A matter of conscience

It seems clear to me that Obama decided early on that his administration would go lightly on regulation enforcement, lest we destroy more jobs. Okay, I get it. I don’t agree with it, but I get it. However, I can think of no good reason why he’d let his administration ignore the many, many environmental and social sins of the coal industry when everyone knows it is already dying. In fact, he should have this latest death on his conscience.

Corexit made Gulf oil spill 52 times more toxic

Julia Whitty writes for Mother Jones on the environment and she’s written about the dramatic decline in microscopic life on Gulf beaches and also about how using dispersant allowed oil to penetrate much more deeply into beaches, possibly extending lifespan of its toxicity. Now she highlights a new study that finds the addition of Corexit to the Gulf oil explosion made the whole mess much more toxic:

A new study finds that adding Corexit 9500A to Macondo oil—as BP did in the course of trying to disperse its 2010 oilspill disaster—made the mixture 52 times more toxic than oil alone. The results are from toxicology tests in the lab and appear in the scientific journal Environmental Pollution.


Using oil from the Deepwater Horizon blowout and Corexit the researchers tested the toxicity of oil, dispersant, and a mixture of oil and dispersant on five strains of rotifers—the lab rats of marine toxicology testing. Among the results:

  • The oil-dispersant mixture killed adult rotifers
  • As little as 2.6 percent of the mixture inhibited egg hatching by 50 percent


The inhibition of egg hatching in bottom sediments is particularly ominous because rotifer eggs hatch each spring to live as adults in the water column where they are important food sources for larval and juvenile fish, for shrimp, crabs and other marine life in estuarine and shoreline ecosystems—including fisheries humans depend on.


“Dispersants are preapproved to help clean up oil spills and are widely used during disasters,” said lead author Roberto-Rico Martinez currently at the Universidad Autonoma de Aguascalientes, Mexico. “But we have a poor understanding of their toxicity. Our study indicates the increase in toxicity may have been greatly underestimated following the Macondo well explosion.

‘Enormous’

Oh, you know how men exaggerate about size:

On Monday at the UN climate talks in Doha, the US claimed credit for “enormous” efforts on climate change.

Jonathan Pershing, a senior negotiator for the US, said: “Those who don’t know what the US is doing may not be informed of the scale and extent of the effort, but it’s enormous.”

Whether the US has taken enormous steps on climate change is open to debate. What we do know is that we have a newly re-elected President who in his acceptance speech said “We want our children to live in a world without the destructive power of a warming planet”.

In order to tackle climate change, the US cannot continue on a path of relentless oil and gas drilling, as currently espoused in the President’s Energy plan, known as “All of the Above”, which advocates a mix of oil, gas, nuclear, renewables and the contradiction which is clean coal.

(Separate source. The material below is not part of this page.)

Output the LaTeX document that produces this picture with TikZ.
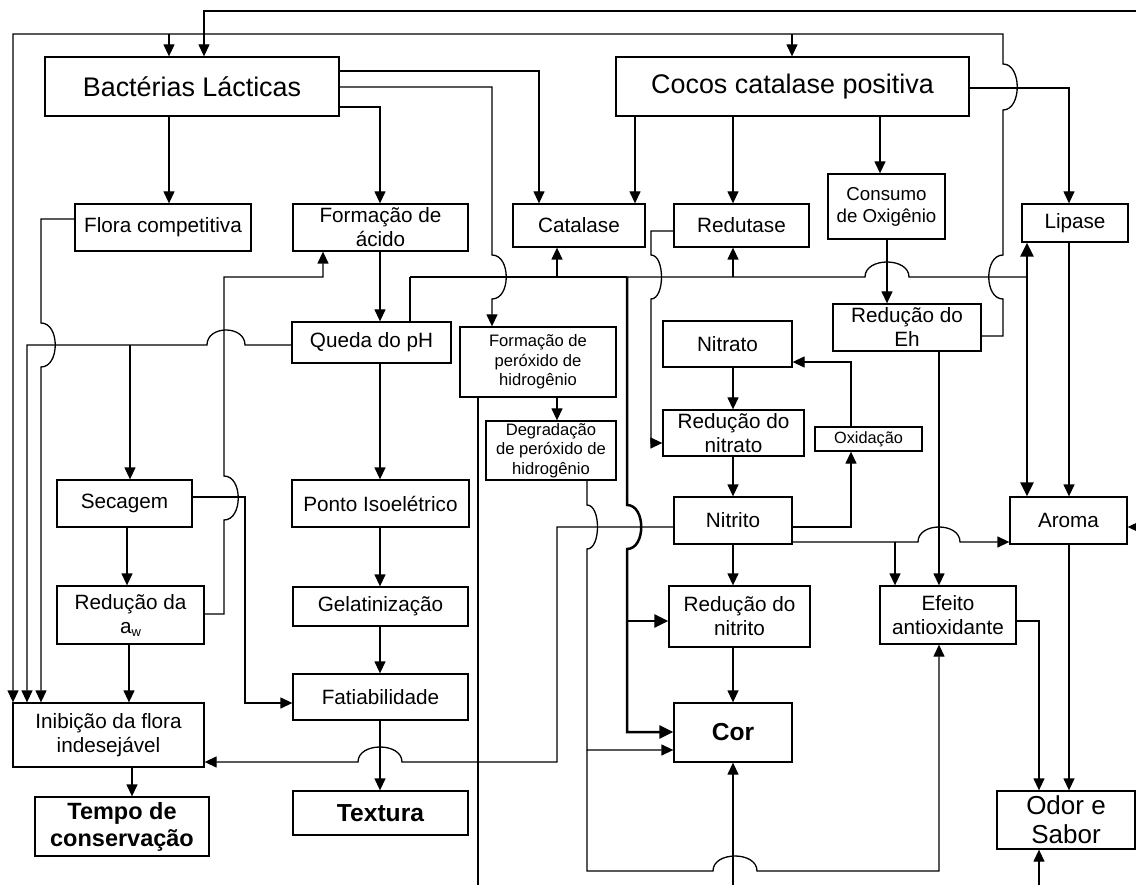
\documentclass[tikz,border=0pt]{standalone}
\usepackage{fontspec}
\setmainfont{Liberation Sans}
\usetikzlibrary{arrows.meta}
\newcommand\szMed{\fontsize{20.7}{24}\selectfont}
\newcommand\szCons{\fontsize{18.7}{22}\selectfont}
\newcommand\szSm{\fontsize{16.6}{19.7}\selectfont}
\newcommand\szHead{\fontsize{26.9}{30}\selectfont}
\newcommand\szBig{\fontsize{24.6}{28}\selectfont\bfseries}
\newcommand\szOut{\fontsize{23.5}{27}\selectfont\bfseries}
\tikzset{
  box/.style={draw, line width=1.3pt, inner sep=0pt, align=center, font=\szMed},
  ln/.style={line width=1.3pt},
  arr/.style={ln, -{Triangle[width=11pt,length=12pt]}},
  thk/.style={line width=2.5pt},
  tarr/.style={thk, -{Triangle[width=13pt,length=14pt]}},
}
\begin{document}
\begin{tikzpicture}[x=1pt,y=-1pt]
\fill[white] (0,0) rectangle (1136,885);
\useasboundingbox (0,0) rectangle (1136,885);

% ---------- nodes ----------
\node[box,font=\szHead,minimum width=294pt,minimum height=59pt] (bact) at (192,86.5) {Bactérias Lácticas};
\node[box,font=\szHead,minimum width=353pt,minimum height=59pt] (cocos) at (792.5,86.5) {Cocos catalase positiva};
\node[box,minimum width=176pt,minimum height=47pt] (flora) at (163,227.5) {Flora competitiva};
\node[box,minimum width=175pt,minimum height=47pt] (fac) at (380.5,227.5) {Formação de\\ácido};
\node[box,minimum width=132pt,minimum height=43pt] (cat) at (579,225.5) {Catalase};
\node[box,minimum width=135pt,minimum height=43pt] (red) at (741.5,225.5) {Redutase};
\node[box,font=\szCons,minimum width=117pt,minimum height=65pt] (cons) at (886.5,206.5) {Consumo\\de Oxigênio};
\node[box,minimum width=106pt,minimum height=38pt] (lip) at (1075,223) {Lipase};
\node[box,minimum width=159pt,minimum height=41pt] (queda) at (371.5,342.5) {Queda do pH};
\node[box,font=\szSm,minimum width=156pt,minimum height=70pt] (fper) at (538,362) {Formação de\\peróxido de\\hidrogênio};
\node[box,font=\szSm,minimum width=130pt,minimum height=59pt] (dper) at (551,450.5) {Degradação\\de peróxido de\\hidrogênio};
\node[box,minimum width=129pt,minimum height=46pt] (nitrato) at (727.5,344) {Nitrato};
\node[box,minimum width=141pt,minimum height=46pt] (rnitrato) at (733.5,433) {Redução do\\nitrato};
\node[box,minimum width=118pt,minimum height=47pt] (nitrito) at (733,520.5) {Nitrito};
\node[box,font=\fontsize{16.3}{19}\selectfont,minimum width=107pt,minimum height=24pt] (oxid) at (868.5,439) {Oxidação};
\node[box,minimum width=148pt,minimum height=47pt] (reh) at (907,327.5) {Redução do\\Eh};
\node[box,minimum width=117pt,minimum height=47pt] (aroma) at (1068.5,520.5) {Aroma};
\node[box,minimum width=135pt,minimum height=47pt] (sec) at (124.5,503.5) {Secagem};
\node[box,minimum width=177pt,minimum height=47pt] (ponto) at (380.5,503.5) {Ponto Isoelétrico};
\node[box,minimum width=147pt,minimum height=58pt] (raw) at (130.5,615) {Redução da\\a{\fontsize{13}{13}\selectfont\raisebox{-3pt}{w}}};
\node[box,minimum width=175pt,minimum height=39pt] (gel) at (380.5,606.5) {Gelatinização};
\node[box,minimum width=175pt,minimum height=46pt] (fat) at (380.5,697) {Fatiabilidade};
\node[box,minimum width=191pt,minimum height=64pt] (inib) at (108.5,735) {Inibição da flora\\indesejável};
\node[box,font=\szOut,minimum width=174pt,minimum height=59pt] (tempo) at (122,826.5) {Tempo de\\conservação};
\node[box,font=\szBig,minimum width=175pt,minimum height=44pt] (textura) at (380.5,813) {Textura};
\node[box,minimum width=141pt,minimum height=61pt] (rnitrito) at (739.5,616.5) {Redução do\\nitrito};
\node[box,font=\szBig,minimum width=118pt,minimum height=59pt] (cor) at (733,732.5) {Cor};
\node[box,minimum width=136pt,minimum height=58pt] (efeito) at (948,615) {Efeito\\antioxidante};
\node[box,font=\fontsize{26}{29}\selectfont,minimum width=138pt,minimum height=58pt] (odor) at (1066,820) {Odor e\\Sabor};

% free ends (lines leaving the picture)
\coordinate (topR) at (1142,11);
\coordinate (rightR) at (1142,527);
\coordinate (botA) at (478,892);
\coordinate (botB) at (733,892);
\coordinate (botC) at (1039,892);

% ---------- connectors ----------
% Bacterias Lacticas
\draw[arr] (bact.south -| 169,0) -- (flora.north -| 169,0);
\draw[arr] (bact.east |- 0,107) -- (380,107) -- (fac.north -| 380,0);
\draw[arr] (bact.east |- 0,71) -- (539,71) -- (cat.north -| 539,0);
\draw[arr] (bact.east |- 0,87) -- (492,87) -- (492,255) .. controls (511,255) and (511,299) .. (492,299) -- (fper.north -| 492,0);

% Cocos
\draw[arr] (cocos.south -| 635,0) -- (cat.north -| 635,0);
\draw[arr] (cocos.south -| 733,0) -- (red.north -| 733,0);
\draw[arr] (cocos.south -| 880,0) -- (cons.north -| 880,0);
\draw[arr] (cocos.east |- 0,88) -- (1069,88) -- (lip.north -| 1069,0);
\draw[arr] (cons.south -| 887,0) -- (reh.north -| 887,0);

% Reducao do Eh feedback
\draw[arr] (reh.east |- 0,336) -- (1003,336) -- (1003,299) .. controls (984,299) and (984,255) .. (1003,255)
  -- (1003,110) .. controls (1022,110) and (1022,64) .. (1003,64) -- (1003,34) -- (13,34) -- (inib.north -| 13,0);
\draw[arr] (169,34) -- (bact.north -| 169,0);
\draw[arr] (792,34) -- (cocos.north -| 792,0);

% lines from outside the picture
\draw[arr] (topR) -- (204,11) -- (bact.north -| 204,0);
\draw[arr] (rightR) -- (aroma.east |- 0,527);

% Flora competitiva
\draw[arr] (flora.west |- 0,219) -- (41,219) -- (41,323) .. controls (60,323) and (60,367) .. (41,367) -- (inib.north -| 41,0);

% Queda do pH left
\draw[arr] (queda.west |- 0,345) -- (245,345) .. controls (245,325) and (207,325) .. (207,345) -- (27,345) -- (inib.north -| 27,0);
\draw[arr] (130,345) -- (sec.north -| 130,0);

% Queda do pH up (enzymes)
\draw[ln] (queda.north -| 410,0) -- (410,277);
\draw[thk] (410,277) -- (627,277);
\draw[ln] (627,277) -- (865,277) .. controls (865,257) and (909,257) .. (909,277) -- (1027,277);
\draw[arr] (557,277) -- (cat.south -| 557,0);
\draw[arr] (733,277) -- (red.south -| 733,0);
\draw[tarr] (1027,277) -- (lip.south -| 1027,0);
\draw[tarr] (1027,277) -- (aroma.north -| 1027,0);
\draw[tarr] (627,277) -- (627,505) .. controls (646,505) and (646,549) .. (627,549) -- (627,732) -- (cor.west |- 0,732);
\draw[tarr] (627,621) -- (rnitrito.west |- 0,621);

% Redutase -> Reducao do nitrato
\draw[arr] (red.west |- 0,231) -- (651,231) -- (651,255) .. controls (665,255) and (665,299) .. (651,299) -- (651,443) -- (rnitrato.west |- 0,443);

% Reducao da aw -> Formacao de acido
\draw[arr] (raw.east |- 0,614) -- (224,614) -- (224,520) .. controls (243,520) and (243,476) .. (224,476) -- (224,277) -- (323,277) -- (fac.south -| 323,0);

% Secagem -> Fatiabilidade
\draw[arr] (sec.east |- 0,497) -- (245,497) -- (245,703) -- (fat.west |- 0,703);

% left column
\draw[arr] (sec.south -| 127,0) -- (raw.north -| 127,0);
\draw[arr] (raw.south -| 129,0) -- (inib.north -| 129,0);
\draw[arr] (inib.south -| 132,0) -- (tempo.north -| 132,0);

% middle column
\draw[arr] (fac.south -| 380,0) -- (queda.north -| 380,0);
\draw[arr] (queda.south -| 380,0) -- (ponto.north -| 380,0);
\draw[arr] (ponto.south -| 380,0) -- (gel.north -| 380,0);
\draw[arr] (gel.south -| 380,0) -- (fat.north -| 380,0);
\draw[arr] (fat.south -| 380,0) -- (textura.north -| 380,0);

% peroxide
\draw[arr] (fper.south -| 557,0) -- (dper.north -| 557,0);
\draw[ln] (fper.south -| 478,0) -- (botA);
\draw[arr] (dper.south -| 587,0) -- (587,505) .. controls (601,505) and (601,549) .. (587,549) -- (587,750) -- (cor.west |- 0,750);
\draw[arr] (587,750) -- (587,871) -- (713,871) .. controls (713,851) and (757,851) .. (757,871) -- (939,871) -- (efeito.south -| 939,0);

% Nitrito
\draw[arr] (nitrito.west |- 0,527) -- (557,527) -- (557,762) -- (402,762) .. controls (402,742) and (358,742) .. (358,762) -- (inib.east |- 0,762);
\draw[arr] (nitrito.east |- 0,527) -- (851,527) -- (oxid.south -| 851,0);
\draw[arr] (oxid.north -| 851,0) -- (851,362) -- (nitrato.east |- 0,362);
\draw[arr] (nitrito.east |- 0,542) -- (918,542) .. controls (918,522) and (960,522) .. (960,542) -- (aroma.west |- 0,542);
\draw[arr] (895,542) -- (efeito.north -| 895,0);
\draw[arr] (reh.south -| 939,0) -- (efeito.north -| 939,0);

% nitrate chain
\draw[arr] (nitrato.south -| 733,0) -- (rnitrato.north -| 733,0);
\draw[arr] (rnitrato.south -| 733,0) -- (nitrito.north -| 733,0);
\draw[arr] (nitrito.south -| 733,0) -- (rnitrito.north -| 733,0);
\draw[arr] (rnitrito.south -| 733,0) -- (cor.north -| 733,0);
\draw[arr] (botB) -- (cor.south -| 733,0);

% right column
\draw[arr] (lip.south -| 1069,0) -- (aroma.north -| 1069,0);
\draw[arr] (aroma.south -| 1069,0) -- (odor.north -| 1069,0);
\draw[arr] (efeito.east |- 0,621) -- (1039,621) -- (odor.north -| 1039,0);
\draw[arr] (botC) -- (odor.south -| 1039,0);
\end{tikzpicture}
\end{document}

As Steve Kretzmann and I pointed out in the aftermath of Obama’s re-election: “The President cannot simultaneously fight climate change and support an All of the Above/Drill Baby Drill energy strategy.  It would be like launching a war on cancer while promoting cheap cigarettes for kids.  Leadership on climate requires understanding this.”

BP barred from federal contracts

This is good, but let’s see how long it lasts:

WASHINGTON — The Obama administration put a temporary stop to new federal contracts with British oil company BP on Wednesday, citing the company’s “lack of business integrity” and criminal proceedings stemming from the Deepwater Horizon disaster in 2010.


The action by the Environmental Protection Administration won’t affect current contracts, but prevents BP and its affiliates from new government contracts “until the company can provide sufficient evidence to EPA demonstrating that it meets federal business standards,” the agency said.


“EPA is taking this action due to BP’s lack of business integrity as demonstrated by the company’s conduct with regard to the Deepwater Horizon blowout, explosion, oil spill, and response,” the agency said in a statement.